Have you ever been rejected by someone? Maybe a friend or family member no longer wanted you to be a part of their life. Or maybe the company that you always wanted to work for didn't hire you. Perhaps some church or other organization that you were part of didn't listen to your input. All of us either have experienced or will experience some type of rejection and the emotional pain associated with it. Sometimes it is just a little disappointment and we get over it within a few hours or days, such as when we don't get our dream job.
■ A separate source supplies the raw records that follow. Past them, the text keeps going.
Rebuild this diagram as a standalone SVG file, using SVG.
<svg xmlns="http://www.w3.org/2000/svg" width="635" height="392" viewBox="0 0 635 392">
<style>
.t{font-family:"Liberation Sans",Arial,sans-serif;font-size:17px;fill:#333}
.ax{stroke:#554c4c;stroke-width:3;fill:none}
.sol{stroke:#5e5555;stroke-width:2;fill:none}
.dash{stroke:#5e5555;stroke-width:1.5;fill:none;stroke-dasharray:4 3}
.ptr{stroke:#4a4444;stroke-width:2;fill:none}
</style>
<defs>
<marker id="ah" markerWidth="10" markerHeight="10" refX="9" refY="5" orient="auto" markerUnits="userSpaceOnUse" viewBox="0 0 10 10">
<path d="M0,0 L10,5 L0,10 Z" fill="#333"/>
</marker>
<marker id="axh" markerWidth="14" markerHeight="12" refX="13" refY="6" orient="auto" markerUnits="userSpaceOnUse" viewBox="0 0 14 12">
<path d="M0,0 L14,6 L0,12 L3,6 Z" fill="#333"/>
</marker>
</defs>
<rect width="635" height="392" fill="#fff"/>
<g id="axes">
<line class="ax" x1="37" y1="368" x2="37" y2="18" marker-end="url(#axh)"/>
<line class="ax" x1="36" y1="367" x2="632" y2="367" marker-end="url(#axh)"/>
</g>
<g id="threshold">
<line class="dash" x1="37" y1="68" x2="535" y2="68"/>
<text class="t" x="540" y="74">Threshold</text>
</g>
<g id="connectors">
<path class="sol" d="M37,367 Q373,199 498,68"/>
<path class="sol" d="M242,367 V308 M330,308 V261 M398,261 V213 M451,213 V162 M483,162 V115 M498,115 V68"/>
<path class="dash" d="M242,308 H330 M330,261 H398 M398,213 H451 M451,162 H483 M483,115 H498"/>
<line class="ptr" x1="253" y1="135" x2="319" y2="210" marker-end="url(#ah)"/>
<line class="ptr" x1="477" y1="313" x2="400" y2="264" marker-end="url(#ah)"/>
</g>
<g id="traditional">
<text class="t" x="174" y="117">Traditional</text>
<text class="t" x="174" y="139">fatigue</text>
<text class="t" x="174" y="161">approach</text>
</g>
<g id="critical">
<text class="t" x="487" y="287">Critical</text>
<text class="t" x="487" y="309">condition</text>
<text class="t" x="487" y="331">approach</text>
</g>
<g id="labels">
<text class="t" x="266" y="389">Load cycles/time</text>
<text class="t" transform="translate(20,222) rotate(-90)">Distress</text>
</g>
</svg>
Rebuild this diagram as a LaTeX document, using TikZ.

Sometimes it is devastating, cutting to the core of who we are, and we never fully get over it, such as when a son or daughter rejects everything you've taught them.

 

Earlier this year I went through a period of time where it felt like several very close friends were rejecting me. As I was processing through the emotions associated with that experience I was confronted by the thought that the pain we experience when someone we love rejects us is similar to the pain that we cause God when we reject him. He created us and lovingly gave us a perfect place to live that included everything necessary for life. But we turned our backs on him, rejecting him, starting with Adam and Eve and continuing on with every single person up to this very day. The amazing thing is that instead of simply turning his back on us, God loves us enough to give us the chance to come back to him. In fact he welcomes us back with open arms. Yet many of us never turn to him seeking restoration, instead choosing to reject him to their dying day.

 

However, that chance is only possible because of the one rejection that God experienced whose pain eclipsed that of all our rejections combined. That was the rejection that we commemorate this week on Friday, when God the Father turned his back on his Son, Jesus Christ. Jesus, who is God, enjoyed a close, intimate relationship with God the Father, even during his life here on earth. It was so close, in fact, that Jesus could say, as recorded in John 14, "Anyone who has seen me has seen the Father". The best human example of that kind of relationship is that of siblings, especially twins, or husband and wife, or even best friends, where you know the other person well enough to anticipate what they will say or are thinking in any given situation. Now imagine if in a relationship like that, one person rejects the other person, chooses to turn their back on them. The pain experienced by that person begins to approach what Jesus experienced on that day.

 

We can bear all kinds of physical, and even emotional pain when we have an anchor, someone whom we know cares for us. But when that person is the one who rejects us, it is devastating. That day, when he was crucified by his fellow countrymen, rejected by them, Jesus was also bearing the punishment for our sins. The cross itself, as ugly and brutal as it was, was not the ultimate punishment; it was merely the means which God used to effect the physical death of Jesus. The ultimate punishment that Jesus went through that day was separation from, and rejection by, his Father. The pain of that rejection was so great, that Jesus cried out "My God, My God, why have you forsaken me?" Throughout his arrest and trial, he spoke only a few words, and never anything expressing emotion. Yet when his relationship with his Father was broken and he was bearing the guilt of our sins alone, he was so overcome that he cried out. 

 

The most amazing thing about this whole event is that Jesus did it for us who were rejecting him. He loves each one of us, who rejected him, so much that he subjected himself to this great pain in order that we could return to him and not have to experience the pain of final rejection by God.  If you are currently rejecting God, will you choose to respond to the love that he has shown you and turn to him?